Other Collections with holdings on McReynolds include
--War Resisters League Records
Tracy D. Mygatt and Frances Witherspoon Papers-3.1 linear feet
Tracy D. Mygatt (1885-1973) and Frances Witherspoon (1886-1973) both graduated from Bryn Mawr College in 1908. The women then lived and worked together for more than 60 years. They worked with the War Resisters League, the Women’s Peace Union, the Women’s International League for Peace and Freedom, the Campaign for World Government, as well as writing plays against the lynching of African Americans, and against war. In 1968 they worked with fellow Bryn Mawr alumae opposing the Vietnam War. Tracy Mygatt and Frances Witherspoon died within months of each other in 1973.

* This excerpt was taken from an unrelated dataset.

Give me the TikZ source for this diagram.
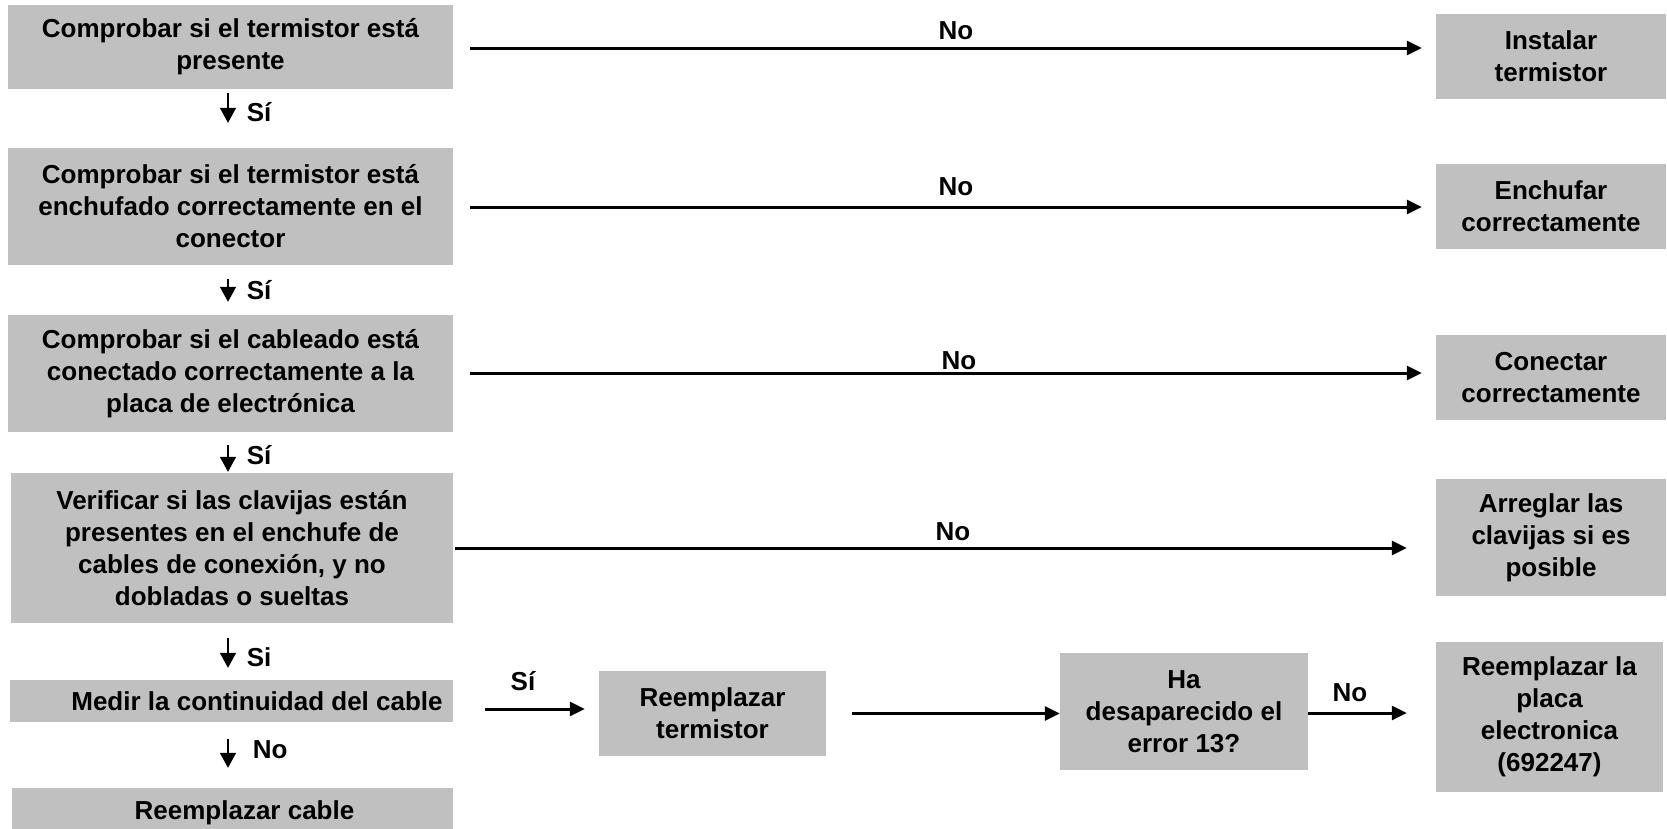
\documentclass[tikz,border=0pt]{standalone}
\usepackage{fontspec}
\setmainfont{Liberation Sans}
\usetikzlibrary{arrows.meta}
\definecolor{boxgray}{RGB}{192,192,192}
\begin{document}
\begin{tikzpicture}[x=1pt,y=-1pt,
  box/.style={fill=boxgray, draw=none, align=center, inner sep=0pt, font=\bfseries\fontsize{26}{32}\selectfont},
  lab/.style={inner sep=0pt, font=\bfseries\fontsize{26}{32}\selectfont},
  harrow/.style={line width=3pt, -{Triangle[length=15pt,width=14pt]}},
  varrow/.style={line width=1.5pt, -{Triangle[length=15pt,width=16pt]}}]
\useasboundingbox (0,0) rectangle (1667,828);
\clip (0,0) rectangle (1667,828);

% left column
\node[box, minimum width=445pt, minimum height=84pt] (b1) at (230.5,47) {Comprobar si el termistor está\\presente};
\node[box, minimum width=445pt, minimum height=117pt] (b2) at (230.5,206.5) {Comprobar si el termistor está\\enchufado correctamente en el\\conector};
\node[box, minimum width=445pt, minimum height=117pt] (b3) at (230.5,373.5) {Comprobar si el cableado está\\conectado correctamente a la\\placa de electrónica};
\node[box, minimum width=442pt, minimum height=150pt] (b4) at (232,548) {Verificar si las clavijas están\\presentes en el enchufe de\\cables de conexión, y no\\dobladas o sueltas};
\node[box, minimum width=443pt, minimum height=42pt] (medir) at (231.5,701) {\hspace*{51pt}Medir la continuidad del cable};
\node[box, minimum width=441pt, minimum height=50pt] (cable) at (232.5,813) {\hspace*{24pt}Reemplazar cable};

% right column
\node[box, minimum width=230pt, minimum height=85pt] (r1) at (1551,56.5) {Instalar\\termistor};
\node[box, minimum width=230pt, minimum height=85pt] (r2) at (1551,206.5) {Enchufar\\correctamente};
\node[box, minimum width=230pt, minimum height=85pt] (r3) at (1551,377.5) {Conectar\\correctamente};
\node[box, minimum width=230pt, minimum height=117pt] (r4) at (1551,537.5) {Arreglar las\\clavijas si es\\posible};
\node[box, minimum width=227pt, minimum height=150pt] (r5) at (1549.5,717) {Reemplazar la\\placa\\electronica\\(692247)};

% middle
\node[box, minimum width=227pt, minimum height=85pt] (rt) at (712.5,713.5) {Reemplazar\\termistor};
\node[box, minimum width=248pt, minimum height=117pt] (ha) at (1184,711.5) {Ha\\desaparecido el\\error 13?};

% horizontal "No" arrows
\draw[harrow, shorten <=17pt, shorten >=14pt] ([yshift=-1pt]b1.east) coordinate (s1) -- (r1.west |- s1)
  node[lab, midway, xshift=11.5pt, yshift=17pt] {No};
\draw[harrow, shorten <=17pt, shorten >=14pt] ([yshift=-0.5pt]b2.east) coordinate (s2) -- (r2.west |- s2)
  node[lab, midway, xshift=11.5pt, yshift=20pt] {No};
\draw[harrow, shorten <=17pt, shorten >=14pt] ([yshift=0.5pt]b3.east) coordinate (s3) -- (r3.west |- s3)
  node[lab, midway, xshift=14.5pt, yshift=12pt] {No};
\draw[harrow, shorten <=2pt, shorten >=29pt] (b4.east) coordinate (s4) -- (r4.west |- s4)
  node[lab, midway, xshift=8.5pt, yshift=16pt] {No};

% vertical arrows
\draw[varrow, shorten <=4pt, shorten >=25pt] ([xshift=-2.5pt]b1.south) -- ([xshift=-2.5pt]b1.south |- b2.north)
  node[lab, midway, anchor=west, xshift=18pt, yshift=6.5pt] {Sí};
\draw[varrow, shorten <=14pt, shorten >=13pt] ([xshift=-2.5pt]b2.south) -- ([xshift=-2.5pt]b2.south |- b3.north)
  node[lab, midway, anchor=west, xshift=18pt, yshift=0pt] {Sí};
\draw[varrow, shorten <=13pt, shorten >=1pt] ([xshift=-2.5pt]b3.south) -- ([xshift=-2.5pt]b3.south |- b4.north)
  node[lab, midway, anchor=west, xshift=18pt, yshift=-2.5pt] {Sí};
\draw[varrow, shorten <=15pt, shorten >=12pt] ([xshift=-4pt]b4.south) -- ([xshift=-4pt]b4.south |- medir.north)
  node[lab, midway, anchor=west, xshift=18pt, yshift=-5.5pt] {Si};
\draw[varrow, shorten <=17pt, shorten >=20pt] ([xshift=-3.5pt]medir.south) -- ([xshift=-3.5pt]medir.south |- cable.north)
  node[lab, midway, anchor=west, xshift=24pt, yshift=5pt] {No};

% bottom row
\draw[harrow, shorten <=32pt, shorten >=14pt] ([yshift=-8pt]medir.east) coordinate (s5) -- (rt.west |- s5)
  node[lab, midway, xshift=-3pt, yshift=28pt] {Sí};
\draw[harrow, shorten <=26pt] (rt.east) coordinate (s6) -- (ha.west |- s6);
\draw[harrow, shorten >=29pt] ([yshift=-1.5pt]ha.east) coordinate (s7) -- (r5.west |- s7)
  node[lab, midway, xshift=-22pt, yshift=20pt] {No};
\end{tikzpicture}
\end{document}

Other collections including holdings on Mygatt and Witherspoon include:
--New York Bureau of Legal Advice Collected Records
--War Resisters League Records
--Women’s Committee to Oppose Conscription Records
--Women’s Peace Union Records
--Women’s International League for Peace and Freedom, U.S. Section Records (contact Peace Collection staff at email@example.com for more information.)
--Young Democracy Collected Records
Igal Roodenko Papers-3.5 linear feet
Igal Roodenko (1917-1991), was a pacifist, peace and civil rights activist, and advocate of nonviolence. He was a long-time member of the War Resisters League Executive Committee, served on boards of A.J. Muste Memorial Institute and Consortium on Peace Research and Development (COPRED), and near the end of his life was active in Men of All Colors Together. In 1947 Roodenko, with Bayard Rustin and others, was a participant in the civil rights effort, the Journey of Reconciliation.
Mary E. Woolley- (1863-1947), was an American educator, peace activist and women's suffrage supporter. She served as the 11th President of Mount Holyoke College from 1900-1937. Woolley was the only female U.S. delegate to the Disarmament Conference in Geneva, Switzerland in 1932. She later served as the president of the Peoples Mandate Committee, an organization dedicated to international cooperation between women’s organizations. Woolley lived with a long-time companion, Jeanette Marks, a professor of literature and a supporter of the National Woman’s Party.